Question

Using bootstrap testing in kallisto to obtain estimated transcript counts

12

Entering edit mode

8.7 years ago

neuner.sarah ▴ 120

Hi,

I am using the program Kallisto (verson 0.42.2.1) to perform pseudoalignment to a transcriptome and obtain estimated counts for each transcript. The program has an option to perform multiple bootstraps during this procedure, and I recently ran a test on one of my samples using 0, 1, 5, 10, 50, and 100 bootstraps to see at which point the estimated counts become relatively stable.

Surprisingly, the number of bootstraps did not change the estimated counts contained in the final output file abundance.tsv. However, this program also outputs an abundance file for each individual bootstrap run (compressed into abundance.h5), and the counts contained in these files were different. So, each time the program runs, the estimated counts were slightly different, but the end output file (abundance.tsv) did not change, no matter how many bootstraps were run.

If anyone could help with understanding why the estimated counts for each bootstrap would be different, but with no effect on the ultimate estimated counts, it would be appreciated!

Thanks,
Sarah

RNA-Seq • 13k views

ADD COMMENT • link updated 18 months ago by Ram 43k • written 8.7 years ago by neuner.sarah ▴ 120

1

Entering edit mode

What factors should one consider to determine how many bootstraps should be performed? Thanks

ADD REPLY • link 7.0 years ago by ATCG ▴ 380

5

Entering edit mode

8.7 years ago

h.mon 35k

The quantification step, which estimates the counts, is probably deterministic and so identical between runs.
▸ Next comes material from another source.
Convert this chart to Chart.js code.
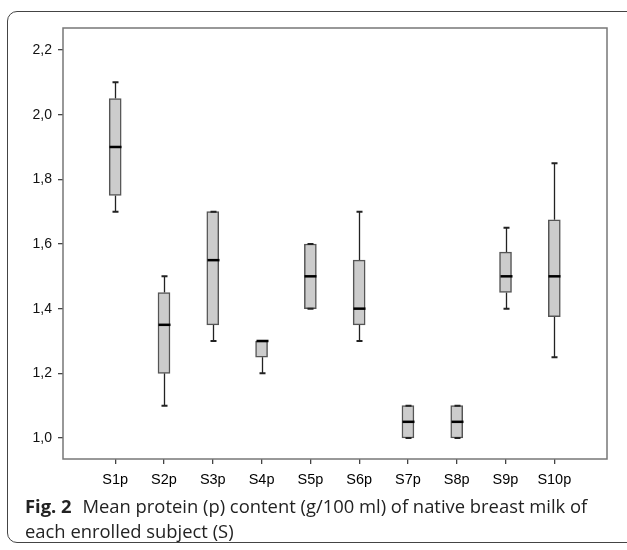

The bootstrap has no influence whatsoever on the quantification step. The bootstrapping procedure will provide a measure of the accuracy of the quantification by random resampling with replacement. If you use the same seed and same number of bootstraps on the same dataset, the bootstraps estimates would be identical as well.

ADD COMMENT • link 8.7 years ago by h.mon 35k

0

Entering edit mode

If the abundance estimates don't change with more bootstraps, then they only provide an estimate of technical variance? I would have expected that they would improve (converge) as more bootstraps are done. In other words, if the downstream algorithm isn't taking advantage of the technical variance, then there is no reason to do bootstraps then right?

ADD REPLY • link updated 18 months ago by Ram 43k • written 8.7 years ago by Dave Bridges ★ 1.4k

1

Entering edit mode

The bootstrap is only for estimating the technical variance, it will not improve the original point estimate. The sleuth program, http://pachterlab.github.io/sleuth/, uses bootstraps to improve differential expression detection.

ADD REPLY • link updated 18 months ago by Ram 43k • written 8.7 years ago by pmelsted ▴ 120

score 5 · Accepted Answer · 2015-08-19

5

Entering edit mode

8.7 years ago

pmelsted ▴ 120

The output in the .tsv file is the maximum likelihood estimate for the expression of transcripts. That process is completely deterministic

The bootstrap outputs are stored in the .h5 files, they are generated by resampling the original data and finding the expression for this new dataset. This is why you will get slightly different est_counts in the bootstraps, and the amount of variation gives you an indication of how reliable the initial point estimate is.

ADD COMMENT • link 8.7 years ago by pmelsted ▴ 120

0

Entering edit mode

Sorry for re-upping this post. Can I ask you if in the newer version of Kallisto, inferential replicates are taken into account also when using .tsv files? Because when I am importing tsv files with tximport, it says:

Note: importing `abundance.h5` is typically faster than `abundance.tsv`
reading in files with read.delim (install 'readr' package for speed up)
1 2 3 4 5 6 
transcripts missing from tx2gene: 22020
summarizing abundance
summarizing counts
summarizing length
summarizing inferential replicates

so my question is: why it is summarising inferential replicates, at this stage? when using tsv files, are these inferential replicates taken into account when doing the downstream analysis (I am using DESeq2)?

ADD REPLY • link 4.8 years ago by Mozart ▴ 330